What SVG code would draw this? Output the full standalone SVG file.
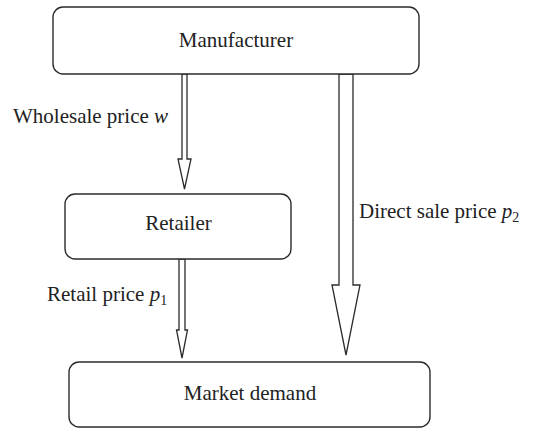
<svg xmlns="http://www.w3.org/2000/svg" width="534" height="428" viewBox="0 0 534 428">
<style>
.box{fill:#fff;stroke:#2b2b2b;stroke-width:1.4}
.arr{fill:#fff;stroke:#2b2b2b;stroke-width:1.3;stroke-linejoin:miter}
text{font-family:"Liberation Serif","Times New Roman",serif;font-size:21px;fill:#222}
.c{text-anchor:middle}
.m{font-style:italic}
.s{font-size:14px}
</style>
<rect width="534" height="428" fill="#fff"/>
<g id="connectors">
<polygon class="arr" points="182,74 182,159 178,159 184.5,189 191,159 187,159 187,74"/>
<polygon class="arr" points="179,259 179,330 176.5,330 182,358 187.5,330 185,330 185,259"/>
<polygon class="arr" points="339,74 339,285 332,285 346,355 360,285 353,285 353,74"/>
<text x="13" y="123">Wholesale price <tspan class="m">w</tspan></text>
<text x="47" y="301">Retail price <tspan class="m">p</tspan><tspan class="s" dy="4">1</tspan></text>
<text x="359" y="218">Direct sale price <tspan class="m">p</tspan><tspan class="s" dy="4">2</tspan></text>
</g>
<g id="manufacturer">
<rect class="box" x="53" y="7" width="366" height="67" rx="10"/>
<text class="c" x="236" y="47">Manufacturer</text>
</g>
<g id="retailer">
<rect class="box" x="65" y="194" width="226" height="65" rx="10"/>
<text class="c" x="178.5" y="230">Retailer</text>
</g>
<g id="market">
<rect class="box" x="69" y="362" width="361" height="65" rx="10"/>
<text class="c" x="250" y="400">Market demand</text>
</g>
</svg>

......

• Task:
Set down the material above as is, without any pictures.

• Correct output:
What SVG code would draw this? Output the full standalone SVG file.
<svg xmlns="http://www.w3.org/2000/svg" width="534" height="428" viewBox="0 0 534 428">
<style>
.box{fill:#fff;stroke:#2b2b2b;stroke-width:1.4}
.arr{fill:#fff;stroke:#2b2b2b;stroke-width:1.3;stroke-linejoin:miter}
text{font-family:"Liberation Serif","Times New Roman",serif;font-size:21px;fill:#222}
.c{text-anchor:middle}
.m{font-style:italic}
.s{font-size:14px}
</style>
<rect width="534" height="428" fill="#fff"/>
<g id="connectors">
<polygon class="arr" points="182,74 182,159 178,159 184.5,189 191,159 187,159 187,74"/>
<polygon class="arr" points="179,259 179,330 176.5,330 182,358 187.5,330 185,330 185,259"/>
<polygon class="arr" points="339,74 339,285 332,285 346,355 360,285 353,285 353,74"/>
<text x="13" y="123">Wholesale price <tspan class="m">w</tspan></text>
<text x="47" y="301">Retail price <tspan class="m">p</tspan><tspan class="s" dy="4">1</tspan></text>
<text x="359" y="218">Direct sale price <tspan class="m">p</tspan><tspan class="s" dy="4">2</tspan></text>
</g>
<g id="manufacturer">
<rect class="box" x="53" y="7" width="366" height="67" rx="10"/>
<text class="c" x="236" y="47">Manufacturer</text>
</g>
<g id="retailer">
<rect class="box" x="65" y="194" width="226" height="65" rx="10"/>
<text class="c" x="178.5" y="230">Retailer</text>
</g>
<g id="market">
<rect class="box" x="69" y="362" width="361" height="65" rx="10"/>
<text class="c" x="250" y="400">Market demand</text>
</g>
</svg>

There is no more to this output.